* begin *

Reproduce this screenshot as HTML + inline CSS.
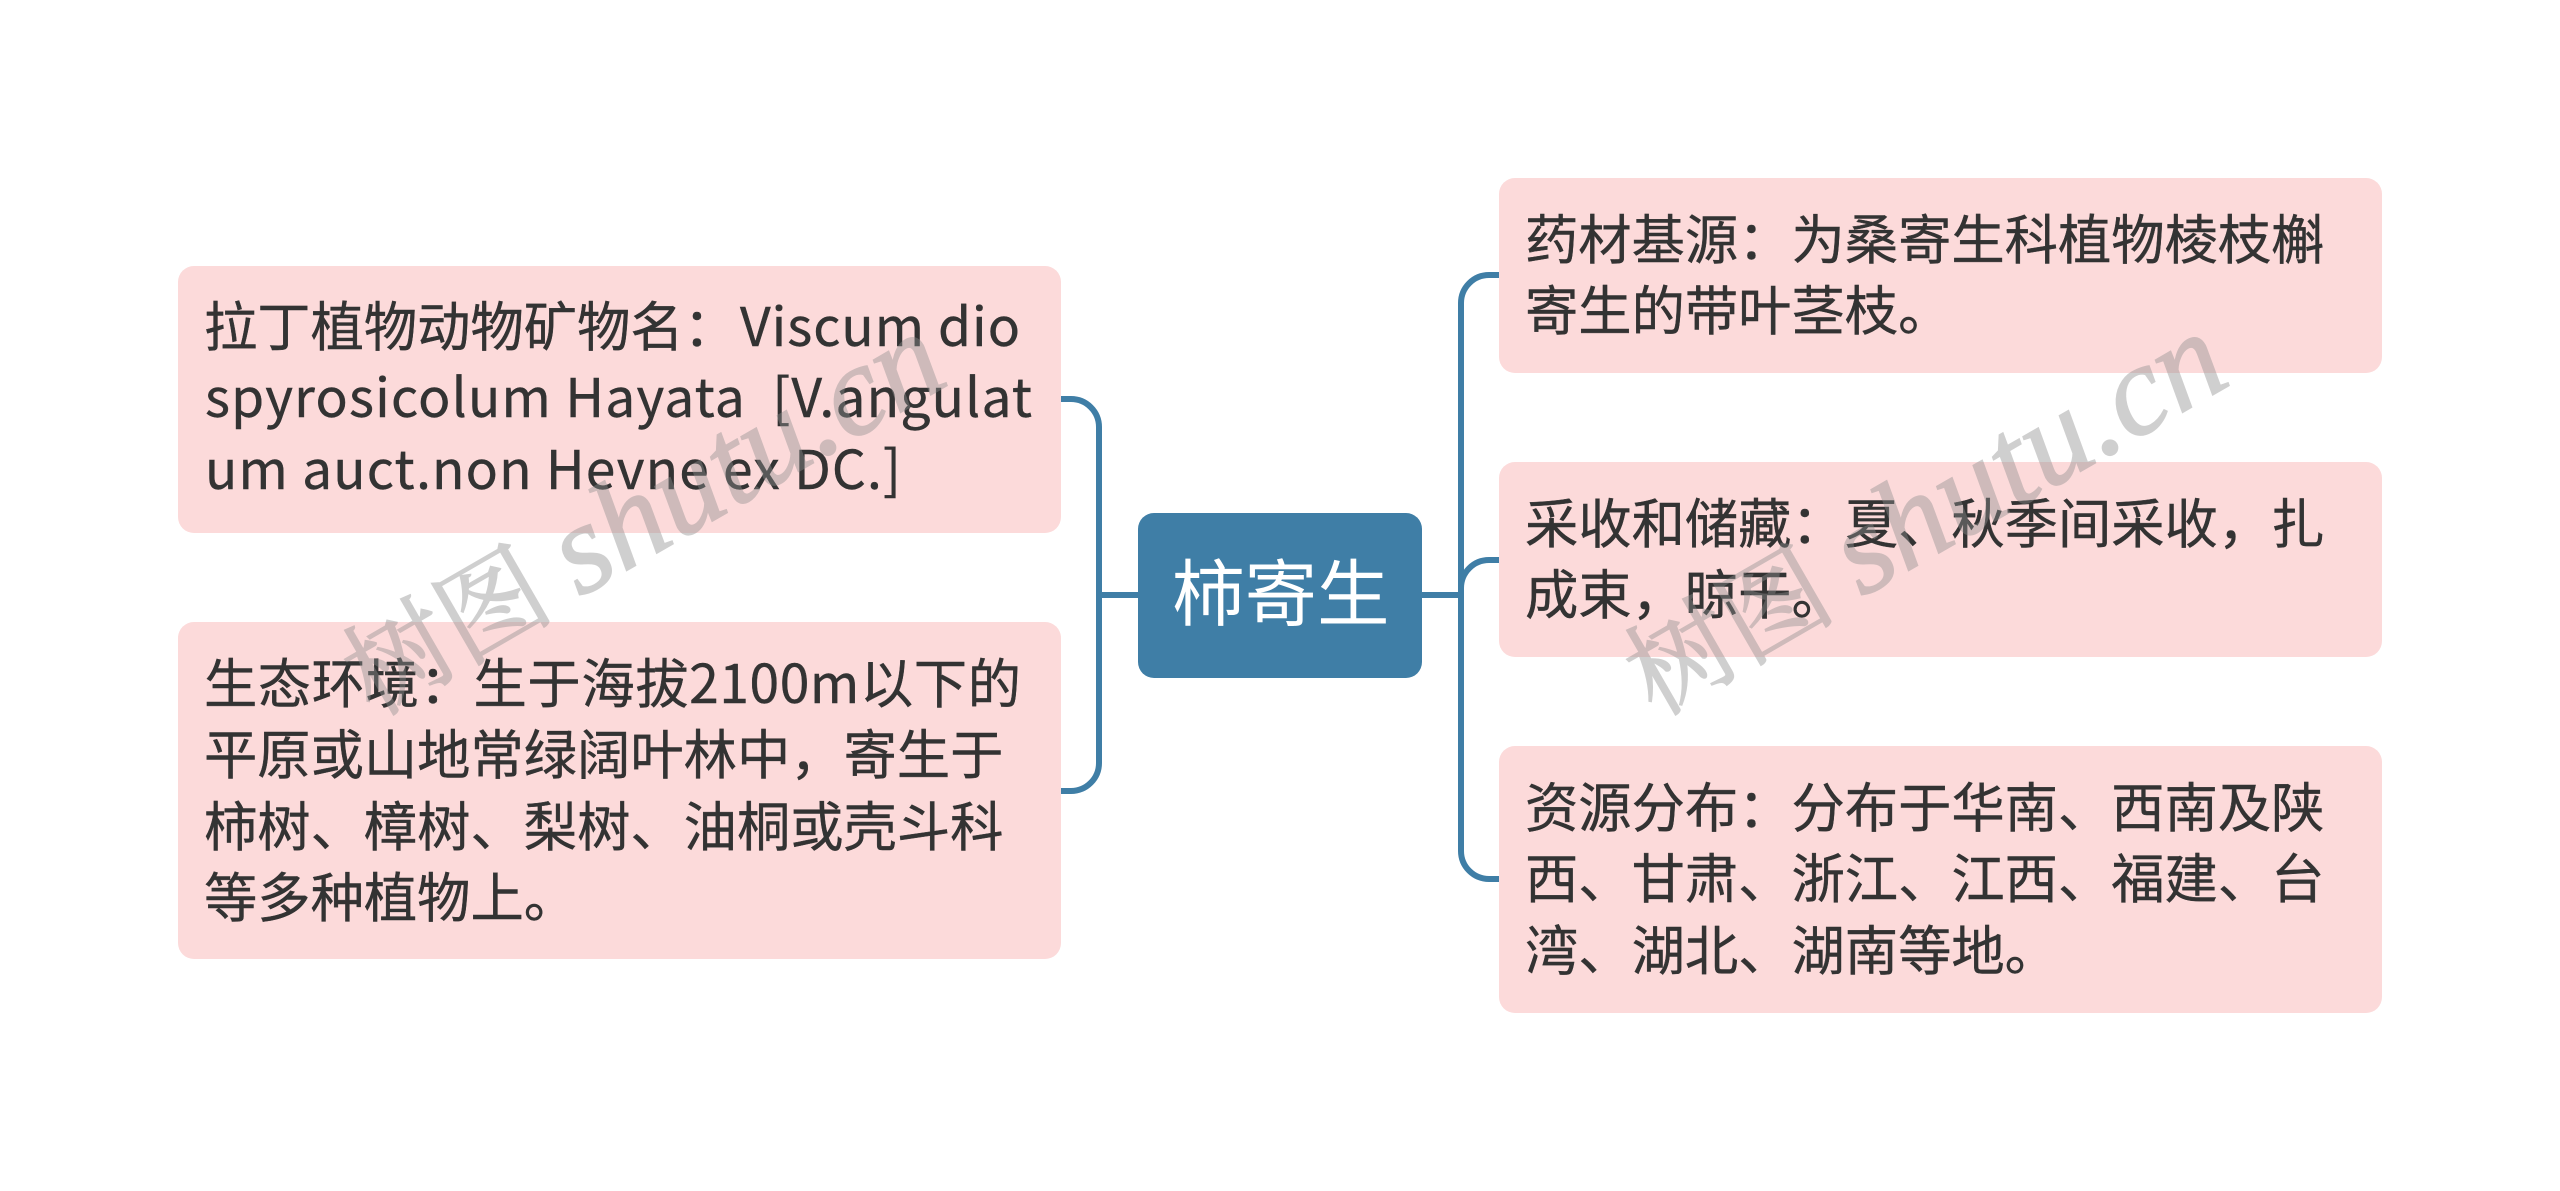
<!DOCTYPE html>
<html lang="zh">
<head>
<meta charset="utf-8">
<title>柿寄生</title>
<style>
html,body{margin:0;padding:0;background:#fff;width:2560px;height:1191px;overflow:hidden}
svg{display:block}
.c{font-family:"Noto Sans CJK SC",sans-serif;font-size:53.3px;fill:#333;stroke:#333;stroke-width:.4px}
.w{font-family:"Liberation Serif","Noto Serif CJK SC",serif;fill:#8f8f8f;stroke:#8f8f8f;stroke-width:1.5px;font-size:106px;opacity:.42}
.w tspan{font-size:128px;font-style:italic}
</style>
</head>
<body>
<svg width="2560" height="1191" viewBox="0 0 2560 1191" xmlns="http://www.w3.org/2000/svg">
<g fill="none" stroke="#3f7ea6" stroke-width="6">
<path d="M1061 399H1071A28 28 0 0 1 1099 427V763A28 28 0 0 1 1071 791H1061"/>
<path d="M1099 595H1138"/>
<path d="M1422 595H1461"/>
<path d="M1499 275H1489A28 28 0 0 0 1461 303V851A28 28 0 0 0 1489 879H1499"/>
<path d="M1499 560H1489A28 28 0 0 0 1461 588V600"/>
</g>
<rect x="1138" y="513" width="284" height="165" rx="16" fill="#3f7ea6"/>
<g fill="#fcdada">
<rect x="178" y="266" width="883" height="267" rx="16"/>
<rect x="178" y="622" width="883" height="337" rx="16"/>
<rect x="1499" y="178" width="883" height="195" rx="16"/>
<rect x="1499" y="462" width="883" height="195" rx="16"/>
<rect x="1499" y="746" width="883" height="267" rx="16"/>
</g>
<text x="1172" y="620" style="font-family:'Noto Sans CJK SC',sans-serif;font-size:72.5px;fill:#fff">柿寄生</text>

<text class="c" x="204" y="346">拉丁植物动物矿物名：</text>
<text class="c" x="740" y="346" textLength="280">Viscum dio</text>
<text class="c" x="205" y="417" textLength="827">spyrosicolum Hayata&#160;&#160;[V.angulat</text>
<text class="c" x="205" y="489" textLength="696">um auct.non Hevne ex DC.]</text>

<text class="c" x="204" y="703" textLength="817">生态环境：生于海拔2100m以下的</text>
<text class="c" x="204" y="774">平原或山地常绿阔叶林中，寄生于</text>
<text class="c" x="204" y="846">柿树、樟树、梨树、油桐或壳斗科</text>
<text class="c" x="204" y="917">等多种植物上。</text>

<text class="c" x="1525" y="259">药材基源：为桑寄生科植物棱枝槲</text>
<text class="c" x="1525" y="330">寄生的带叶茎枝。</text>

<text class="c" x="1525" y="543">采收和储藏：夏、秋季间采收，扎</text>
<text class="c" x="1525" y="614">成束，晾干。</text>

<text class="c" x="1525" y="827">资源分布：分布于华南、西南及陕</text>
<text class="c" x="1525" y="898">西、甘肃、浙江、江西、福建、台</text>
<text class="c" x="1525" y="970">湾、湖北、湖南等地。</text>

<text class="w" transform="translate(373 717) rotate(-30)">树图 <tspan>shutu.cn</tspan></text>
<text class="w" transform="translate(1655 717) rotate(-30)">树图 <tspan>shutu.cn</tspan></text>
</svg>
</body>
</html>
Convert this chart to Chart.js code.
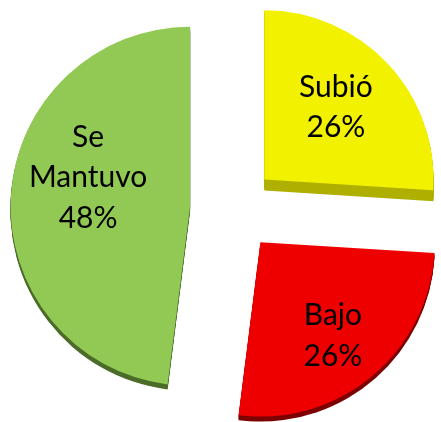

* end *

> [PROBLEM DESCRIPTION] Restate the whole listing above exactly, please, omitting every image.

> [COMPLETE OUTPUT]
Reproduce this screenshot as HTML + inline CSS.
<!DOCTYPE html>
<html lang="zh">
<head>
<meta charset="utf-8">
<title>柿寄生</title>
<style>
html,body{margin:0;padding:0;background:#fff;width:2560px;height:1191px;overflow:hidden}
svg{display:block}
.c{font-family:"Noto Sans CJK SC",sans-serif;font-size:53.3px;fill:#333;stroke:#333;stroke-width:.4px}
.w{font-family:"Liberation Serif","Noto Serif CJK SC",serif;fill:#8f8f8f;stroke:#8f8f8f;stroke-width:1.5px;font-size:106px;opacity:.42}
.w tspan{font-size:128px;font-style:italic}
</style>
</head>
<body>
<svg width="2560" height="1191" viewBox="0 0 2560 1191" xmlns="http://www.w3.org/2000/svg">
<g fill="none" stroke="#3f7ea6" stroke-width="6">
<path d="M1061 399H1071A28 28 0 0 1 1099 427V763A28 28 0 0 1 1071 791H1061"/>
<path d="M1099 595H1138"/>
<path d="M1422 595H1461"/>
<path d="M1499 275H1489A28 28 0 0 0 1461 303V851A28 28 0 0 0 1489 879H1499"/>
<path d="M1499 560H1489A28 28 0 0 0 1461 588V600"/>
</g>
<rect x="1138" y="513" width="284" height="165" rx="16" fill="#3f7ea6"/>
<g fill="#fcdada">
<rect x="178" y="266" width="883" height="267" rx="16"/>
<rect x="178" y="622" width="883" height="337" rx="16"/>
<rect x="1499" y="178" width="883" height="195" rx="16"/>
<rect x="1499" y="462" width="883" height="195" rx="16"/>
<rect x="1499" y="746" width="883" height="267" rx="16"/>
</g>
<text x="1172" y="620" style="font-family:'Noto Sans CJK SC',sans-serif;font-size:72.5px;fill:#fff">柿寄生</text>

<text class="c" x="204" y="346">拉丁植物动物矿物名：</text>
<text class="c" x="740" y="346" textLength="280">Viscum dio</text>
<text class="c" x="205" y="417" textLength="827">spyrosicolum Hayata&#160;&#160;[V.angulat</text>
<text class="c" x="205" y="489" textLength="696">um auct.non Hevne ex DC.]</text>

<text class="c" x="204" y="703" textLength="817">生态环境：生于海拔2100m以下的</text>
<text class="c" x="204" y="774">平原或山地常绿阔叶林中，寄生于</text>
<text class="c" x="204" y="846">柿树、樟树、梨树、油桐或壳斗科</text>
<text class="c" x="204" y="917">等多种植物上。</text>

<text class="c" x="1525" y="259">药材基源：为桑寄生科植物棱枝槲</text>
<text class="c" x="1525" y="330">寄生的带叶茎枝。</text>

<text class="c" x="1525" y="543">采收和储藏：夏、秋季间采收，扎</text>
<text class="c" x="1525" y="614">成束，晾干。</text>

<text class="c" x="1525" y="827">资源分布：分布于华南、西南及陕</text>
<text class="c" x="1525" y="898">西、甘肃、浙江、江西、福建、台</text>
<text class="c" x="1525" y="970">湾、湖北、湖南等地。</text>

<text class="w" transform="translate(373 717) rotate(-30)">树图 <tspan>shutu.cn</tspan></text>
<text class="w" transform="translate(1655 717) rotate(-30)">树图 <tspan>shutu.cn</tspan></text>
</svg>
</body>
</html>
Convert this chart to Chart.js code.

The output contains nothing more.